╭──

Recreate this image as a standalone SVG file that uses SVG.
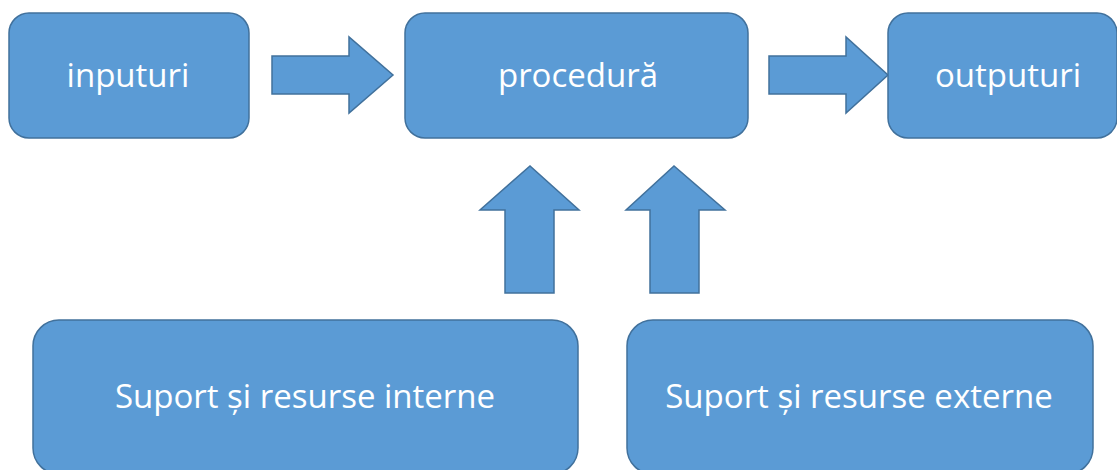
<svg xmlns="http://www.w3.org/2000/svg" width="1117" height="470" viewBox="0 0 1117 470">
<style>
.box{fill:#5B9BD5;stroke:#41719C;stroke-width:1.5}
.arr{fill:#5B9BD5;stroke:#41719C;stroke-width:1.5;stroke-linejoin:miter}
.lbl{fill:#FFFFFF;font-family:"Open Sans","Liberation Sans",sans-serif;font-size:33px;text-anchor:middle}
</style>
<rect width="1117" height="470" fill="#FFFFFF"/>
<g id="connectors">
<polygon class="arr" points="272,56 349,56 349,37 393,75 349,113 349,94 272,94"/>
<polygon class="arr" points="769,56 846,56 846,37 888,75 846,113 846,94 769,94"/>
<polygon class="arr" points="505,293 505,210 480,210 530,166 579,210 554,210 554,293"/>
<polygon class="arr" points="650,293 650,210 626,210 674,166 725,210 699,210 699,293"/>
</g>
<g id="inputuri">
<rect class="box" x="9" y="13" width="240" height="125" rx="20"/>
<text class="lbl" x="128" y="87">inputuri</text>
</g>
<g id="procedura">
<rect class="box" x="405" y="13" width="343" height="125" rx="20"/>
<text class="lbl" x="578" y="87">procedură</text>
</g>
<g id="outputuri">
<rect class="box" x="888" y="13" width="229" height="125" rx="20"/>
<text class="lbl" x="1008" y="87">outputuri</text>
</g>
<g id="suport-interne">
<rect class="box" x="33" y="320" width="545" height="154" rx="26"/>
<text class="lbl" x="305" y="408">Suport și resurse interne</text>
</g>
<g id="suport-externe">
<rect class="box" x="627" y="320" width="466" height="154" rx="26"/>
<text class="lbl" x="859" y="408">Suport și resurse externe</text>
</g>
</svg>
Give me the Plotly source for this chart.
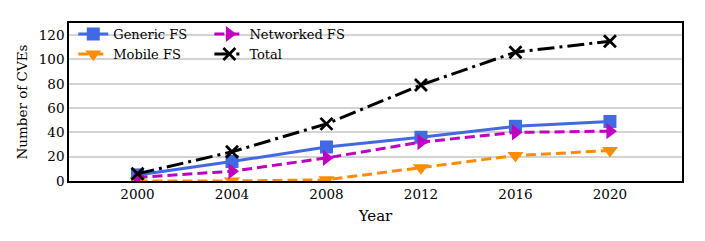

╰──

JOB → Repeat the material above in full and exactly, apart from the pictures.

RESPONSE TO THIS TASK →
Recreate this image as a standalone SVG file that uses SVG.
<svg xmlns="http://www.w3.org/2000/svg" width="1117" height="470" viewBox="0 0 1117 470">
<style>
.box{fill:#5B9BD5;stroke:#41719C;stroke-width:1.5}
.arr{fill:#5B9BD5;stroke:#41719C;stroke-width:1.5;stroke-linejoin:miter}
.lbl{fill:#FFFFFF;font-family:"Open Sans","Liberation Sans",sans-serif;font-size:33px;text-anchor:middle}
</style>
<rect width="1117" height="470" fill="#FFFFFF"/>
<g id="connectors">
<polygon class="arr" points="272,56 349,56 349,37 393,75 349,113 349,94 272,94"/>
<polygon class="arr" points="769,56 846,56 846,37 888,75 846,113 846,94 769,94"/>
<polygon class="arr" points="505,293 505,210 480,210 530,166 579,210 554,210 554,293"/>
<polygon class="arr" points="650,293 650,210 626,210 674,166 725,210 699,210 699,293"/>
</g>
<g id="inputuri">
<rect class="box" x="9" y="13" width="240" height="125" rx="20"/>
<text class="lbl" x="128" y="87">inputuri</text>
</g>
<g id="procedura">
<rect class="box" x="405" y="13" width="343" height="125" rx="20"/>
<text class="lbl" x="578" y="87">procedură</text>
</g>
<g id="outputuri">
<rect class="box" x="888" y="13" width="229" height="125" rx="20"/>
<text class="lbl" x="1008" y="87">outputuri</text>
</g>
<g id="suport-interne">
<rect class="box" x="33" y="320" width="545" height="154" rx="26"/>
<text class="lbl" x="305" y="408">Suport și resurse interne</text>
</g>
<g id="suport-externe">
<rect class="box" x="627" y="320" width="466" height="154" rx="26"/>
<text class="lbl" x="859" y="408">Suport și resurse externe</text>
</g>
</svg>
Give me the Plotly source for this chart.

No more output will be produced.